René Magritte (1898-1967), Head with Female Torso, c. 1941, gouache on paper, 14.6 x 10 cm (5.7 x 3.9 in).
The program spanned the entire pictorial 20th century, fetching a total of €1,798,791. Top place at €547,240 went to this small gouache (14.6 x 10 cm/5.7 x 3.9 in) by René Magritte (1898-1967). This Head with Female Torso executed around 1941 by the Belgian Surrealist master is yet another work requiring keys in order to understand it. It depicts an inverted representation of the body, with the face in the place of the torso and vice versa. He had been developing this idea for several years, putting it on the cover of Breton's 1934 essay Qu'est-ce que le surréalisme? (What is Surrealism?, published by René Henriquez, Brussels), and in 1945 featured it in one of his most famous paintings, Le Viol (Rape) (Centre Pompidou, Paris).
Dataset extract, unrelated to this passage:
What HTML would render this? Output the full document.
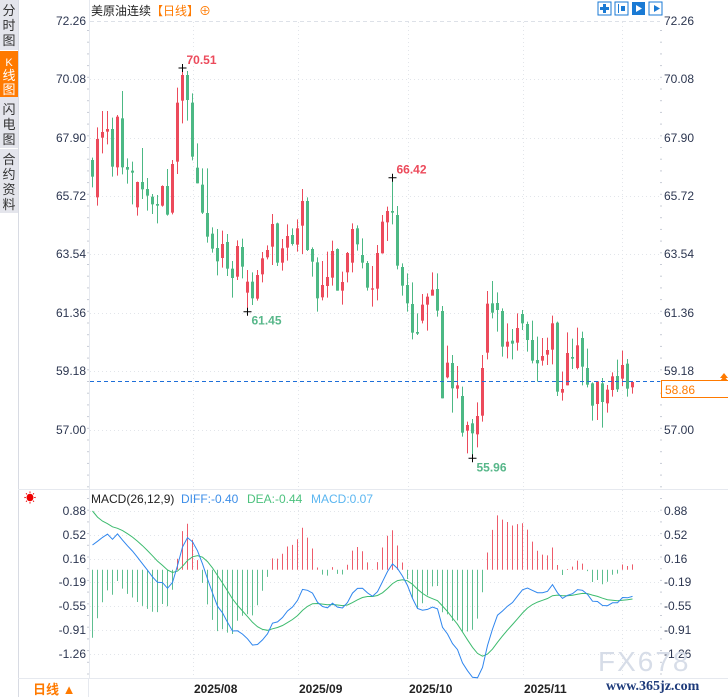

The visible and invisible are both present in this fragmented body recomposed into a singular visual alphabet—one that also often used apples, birds, clouds and bowler-hatted men. The point of this poetry was to convey the difficulty we have in making external reality coexist with the images in our minds. Magritte put it like this: "My paintings are visible thoughts. These thoughts are formed exclusively by the figures the world shows me. These figures are brought together in an order that evokes mystery." However, what interested him was not the psychoanalytical theories explored by most Surrealists, but the symbols he endlessly played with. All this leads seamlessly on to Andy Warhol (1928-1987), the creator of the next work, who said: "Everything is more or less artificial. I don't know where the artificial stops and the real starts." Of course, his approach was very different. His unique 1978 silkscreen print on Saunders paper of Marilyn Monroe (85 x 63 cm/33.4 x 25.6 in) in a negative print fetched €314,510. Remaining on the other side of the Atlantic, we find another female face, this time produced by combining acrylic, flocking, neon and xerography on canvas. In the 1960s and 1970s, American artist Elaine Sturtevant (1926-2014) became well-known—while stirring up controversy—for reinterpreting the works of her famous contemporaries like Warhol, Lichtenstein and Rauschenberg. This Raysse Peinture à Haute Tension (Raysse High Tension Painting, 162 x 96.5 cm/63.7 x 38 in) from 1968-1969, one of an edition of eight, was a painting by French artist Martial Raysse (b. 1936) that she reinterpreted. It fetched €156,000.